===== Given material

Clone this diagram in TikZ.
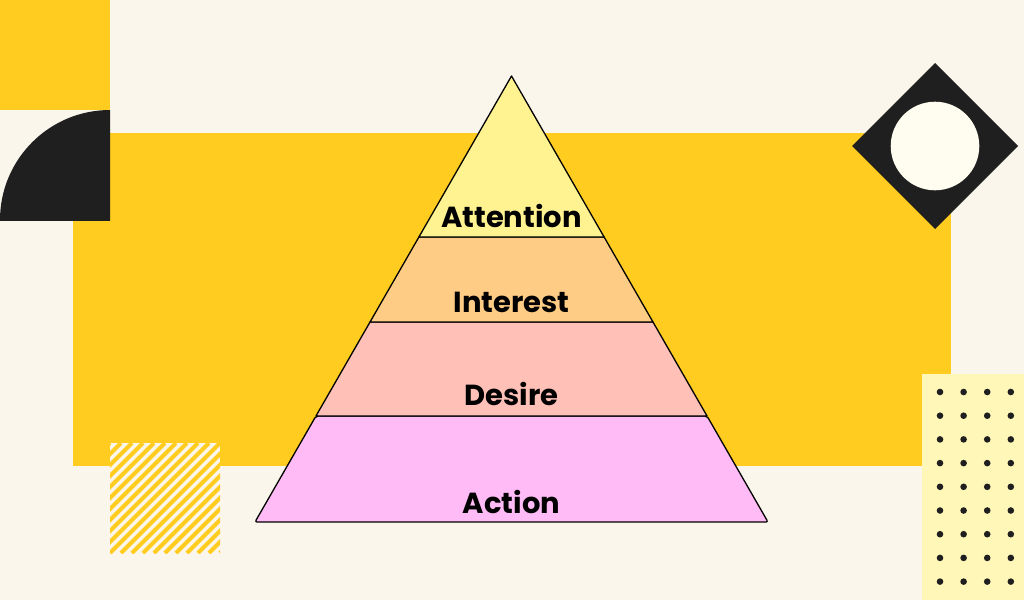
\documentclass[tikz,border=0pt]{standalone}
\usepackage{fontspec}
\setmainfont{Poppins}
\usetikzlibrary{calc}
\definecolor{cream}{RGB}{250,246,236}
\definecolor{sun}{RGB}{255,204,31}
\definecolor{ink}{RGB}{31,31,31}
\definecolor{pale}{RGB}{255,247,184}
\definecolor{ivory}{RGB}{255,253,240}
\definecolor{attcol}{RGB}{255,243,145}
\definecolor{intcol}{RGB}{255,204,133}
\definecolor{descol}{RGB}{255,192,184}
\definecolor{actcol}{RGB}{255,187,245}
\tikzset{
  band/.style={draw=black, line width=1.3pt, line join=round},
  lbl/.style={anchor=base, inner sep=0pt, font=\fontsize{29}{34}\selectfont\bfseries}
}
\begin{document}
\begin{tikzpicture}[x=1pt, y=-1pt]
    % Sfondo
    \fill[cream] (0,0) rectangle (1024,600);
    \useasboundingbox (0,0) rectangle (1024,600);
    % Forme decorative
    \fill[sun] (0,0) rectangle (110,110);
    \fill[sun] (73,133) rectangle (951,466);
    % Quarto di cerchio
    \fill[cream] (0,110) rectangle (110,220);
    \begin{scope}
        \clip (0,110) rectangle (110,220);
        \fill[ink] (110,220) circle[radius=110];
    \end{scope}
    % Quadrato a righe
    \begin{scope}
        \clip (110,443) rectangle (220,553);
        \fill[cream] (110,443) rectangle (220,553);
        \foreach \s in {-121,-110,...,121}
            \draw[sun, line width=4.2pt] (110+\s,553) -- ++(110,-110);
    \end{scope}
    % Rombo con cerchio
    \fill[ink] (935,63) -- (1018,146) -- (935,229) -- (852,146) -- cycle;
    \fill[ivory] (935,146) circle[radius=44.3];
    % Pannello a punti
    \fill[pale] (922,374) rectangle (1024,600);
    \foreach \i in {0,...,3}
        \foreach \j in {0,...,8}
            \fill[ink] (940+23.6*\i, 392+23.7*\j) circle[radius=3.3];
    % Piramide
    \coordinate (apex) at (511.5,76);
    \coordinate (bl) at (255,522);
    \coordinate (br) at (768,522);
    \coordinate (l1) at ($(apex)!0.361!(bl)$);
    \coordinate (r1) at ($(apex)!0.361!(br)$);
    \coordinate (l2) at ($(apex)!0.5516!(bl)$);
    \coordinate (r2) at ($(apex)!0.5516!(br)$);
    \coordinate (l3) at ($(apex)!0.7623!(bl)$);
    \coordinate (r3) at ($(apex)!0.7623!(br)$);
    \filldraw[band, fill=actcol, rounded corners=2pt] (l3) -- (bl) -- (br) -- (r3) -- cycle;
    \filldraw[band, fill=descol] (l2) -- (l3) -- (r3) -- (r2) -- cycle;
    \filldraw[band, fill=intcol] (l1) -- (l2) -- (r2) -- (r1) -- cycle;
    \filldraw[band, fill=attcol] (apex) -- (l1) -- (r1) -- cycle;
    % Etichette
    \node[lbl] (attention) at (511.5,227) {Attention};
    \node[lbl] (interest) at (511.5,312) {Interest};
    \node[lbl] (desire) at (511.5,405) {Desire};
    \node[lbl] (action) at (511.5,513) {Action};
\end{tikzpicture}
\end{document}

==========

__Set exercise__:
Transcribe the preceding listing in its entirety and with exact wording, leaving out pictures.

__Expected output__:
Clone this diagram in TikZ.
\documentclass[tikz,border=0pt]{standalone}
\usepackage{fontspec}
\setmainfont{Poppins}
\usetikzlibrary{calc}
\definecolor{cream}{RGB}{250,246,236}
\definecolor{sun}{RGB}{255,204,31}
\definecolor{ink}{RGB}{31,31,31}
\definecolor{pale}{RGB}{255,247,184}
\definecolor{ivory}{RGB}{255,253,240}
\definecolor{attcol}{RGB}{255,243,145}
\definecolor{intcol}{RGB}{255,204,133}
\definecolor{descol}{RGB}{255,192,184}
\definecolor{actcol}{RGB}{255,187,245}
\tikzset{
  band/.style={draw=black, line width=1.3pt, line join=round},
  lbl/.style={anchor=base, inner sep=0pt, font=\fontsize{29}{34}\selectfont\bfseries}
}
\begin{document}
\begin{tikzpicture}[x=1pt, y=-1pt]
    % Sfondo
    \fill[cream] (0,0) rectangle (1024,600);
    \useasboundingbox (0,0) rectangle (1024,600);
    % Forme decorative
    \fill[sun] (0,0) rectangle (110,110);
    \fill[sun] (73,133) rectangle (951,466);
    % Quarto di cerchio
    \fill[cream] (0,110) rectangle (110,220);
    \begin{scope}
        \clip (0,110) rectangle (110,220);
        \fill[ink] (110,220) circle[radius=110];
    \end{scope}
    % Quadrato a righe
    \begin{scope}
        \clip (110,443) rectangle (220,553);
        \fill[cream] (110,443) rectangle (220,553);
        \foreach \s in {-121,-110,...,121}
            \draw[sun, line width=4.2pt] (110+\s,553) -- ++(110,-110);
    \end{scope}
    % Rombo con cerchio
    \fill[ink] (935,63) -- (1018,146) -- (935,229) -- (852,146) -- cycle;
    \fill[ivory] (935,146) circle[radius=44.3];
    % Pannello a punti
    \fill[pale] (922,374) rectangle (1024,600);
    \foreach \i in {0,...,3}
        \foreach \j in {0,...,8}
            \fill[ink] (940+23.6*\i, 392+23.7*\j) circle[radius=3.3];
    % Piramide
    \coordinate (apex) at (511.5,76);
    \coordinate (bl) at (255,522);
    \coordinate (br) at (768,522);
    \coordinate (l1) at ($(apex)!0.361!(bl)$);
    \coordinate (r1) at ($(apex)!0.361!(br)$);
    \coordinate (l2) at ($(apex)!0.5516!(bl)$);
    \coordinate (r2) at ($(apex)!0.5516!(br)$);
    \coordinate (l3) at ($(apex)!0.7623!(bl)$);
    \coordinate (r3) at ($(apex)!0.7623!(br)$);
    \filldraw[band, fill=actcol, rounded corners=2pt] (l3) -- (bl) -- (br) -- (r3) -- cycle;
    \filldraw[band, fill=descol] (l2) -- (l3) -- (r3) -- (r2) -- cycle;
    \filldraw[band, fill=intcol] (l1) -- (l2) -- (r2) -- (r1) -- cycle;
    \filldraw[band, fill=attcol] (apex) -- (l1) -- (r1) -- cycle;
    % Etichette
    \node[lbl] (attention) at (511.5,227) {Attention};
    \node[lbl] (interest) at (511.5,312) {Interest};
    \node[lbl] (desire) at (511.5,405) {Desire};
    \node[lbl] (action) at (511.5,513) {Action};
\end{tikzpicture}
\end{document}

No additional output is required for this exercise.